The Bronx Museum of the Arts has tapped Deborah Cullen to be its new director. Cullen will start in her post in July.
Cullen has been the director and chief curator of the Wallach Art Gallery at Columbia University in New York since 2012. Her main charge in the position was overseeing the migration of the Wallach to Columbia’s new Manhattanville campus in the Lenfest Center for the Arts on West 129th Street. Prior to her time at the Wallach, Cullen worked at El Museo del Barrio for over 15 years, ultimately rising to the post of director of curatorial programs.
“[Cullen] is recognized for actively engaging with the communities in which she works, for fostering established and emerging living artists, for her strong focus on African-American, Caribbean, and Latinx art, and for her expertise in these areas,” Bronx Museum board chair Joseph Mizzi said in a statement.
Cullen takes over a directorship that has been vacant since the untimely death of Holly Block in October 2017. Block’s achievements during her tenure included the decision to stop charging admission in 2012, which quadrupled the museum’s attendance; organizing the 2013 U.S. pavilion at the Venice Biennale with work by Sarah Sze; and starting a $25 million campaign to expand the museum’s building, $7 million of which had been raised by the time she died.
Cullen said she had no plans to announce a specific vision for the future of the museum just yet, noting that much of its exhibition calendar is already set, and for the moment she will “think through together with the board and the staff what the next steps will be, and doing what we’re doing bigger and better, locally and beyond.”
Cullen’s first exhibition in the new Wallach space was the inaugural edition of an ambitious new triennial called “Uptown” that looked to highlight the artistic practices of artists living or working north of 99th Street in Manhattan, an area typically overlooked by New York’s mainstream art world. The “Uptown” triennial included a main show at the Wallach as well as sections at 13 partner institutions throughout Upper Manhattan.

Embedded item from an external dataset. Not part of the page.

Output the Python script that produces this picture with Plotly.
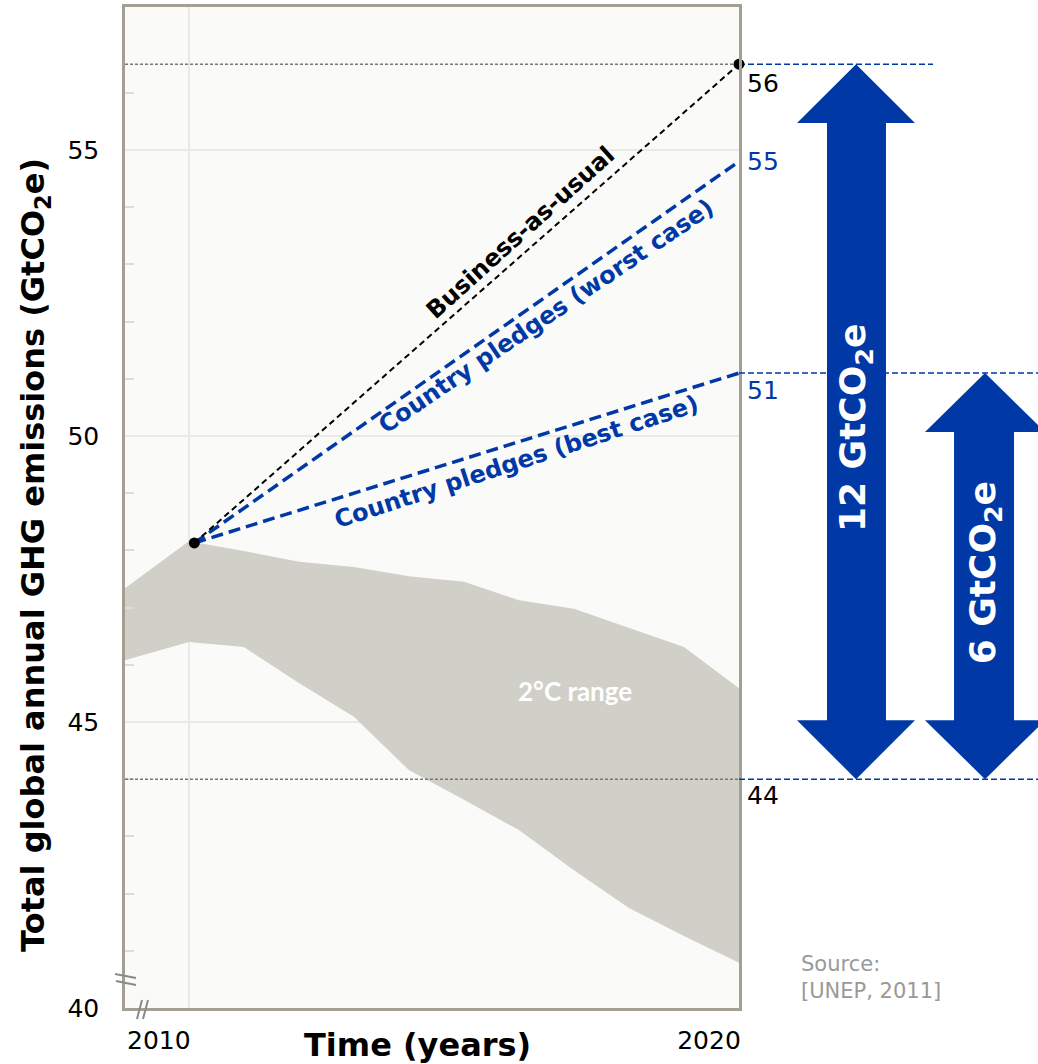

At the time, Cullen told ARTnews, “It’s a no-brainer, really, to have a format, a regular mechanism for the gallery to work with the boarder community. . . . Our neighbors, the local community should be our first audience.”
This mode of collaboration and championing the local community is one of Cullen’s hallmarks as a curator and museum director, something she sees as “fundamental” to the role of a museum. “There’s strength in collaboration,” Cullen told ARTnews in an interview. “It leverages the work that we’re doing and it’s important to learn from our colleagues in the field to expand that work.”
At El Museo, she organized four editions of the museum’s own biennial, La Bienal, which showed work by emerging and under-recognized Latinx artists. She has long been an advocate for the work of Latinx and Latin American artists in the greater discourse, particularly the work of artists from the Caribbean. Cullen also recently traveled the exhibition “Relational Undercurrents: Contemporary Art of the Caribbean Archipelago,” which opened earlier this month, to the Wallach from the Museum of Latin American Art in Long Beach, California, where it was part of the Getty Foundation’s Pacific Standard Time: LA/LA initiative. (The second half of that exhibition opens on June 28 at the Sugar Hill Children’s Museum of Art and Storytelling.)
“Deborah Cullen’s appointment is the best thing to happen to the Bronx,” Alicia Grullon, an artist based in the borough, told ARTnews. “From my work with her at El Museo del Barrio and the Wallach Art Gallery at Columbia University, every aspect of it was handled with integrity and real deep listening to community concerns followed by action. With so many changes and challenges affecting local communities of color, such as displacement, and arts institutions at times [being] complicit, leaders like her will ask tables to turn for the people.”
In regards to the Bronx Museum’s relationship to the local community, Cullen noted that the museum has longstanding and ongoing partnerships with local schools that she sees as quintessential of the museum’s programming and an area she would like to see expand even further. “Access to the arts is so important today, and the Bronx Museum is poised to be providing that access,” Cullen said.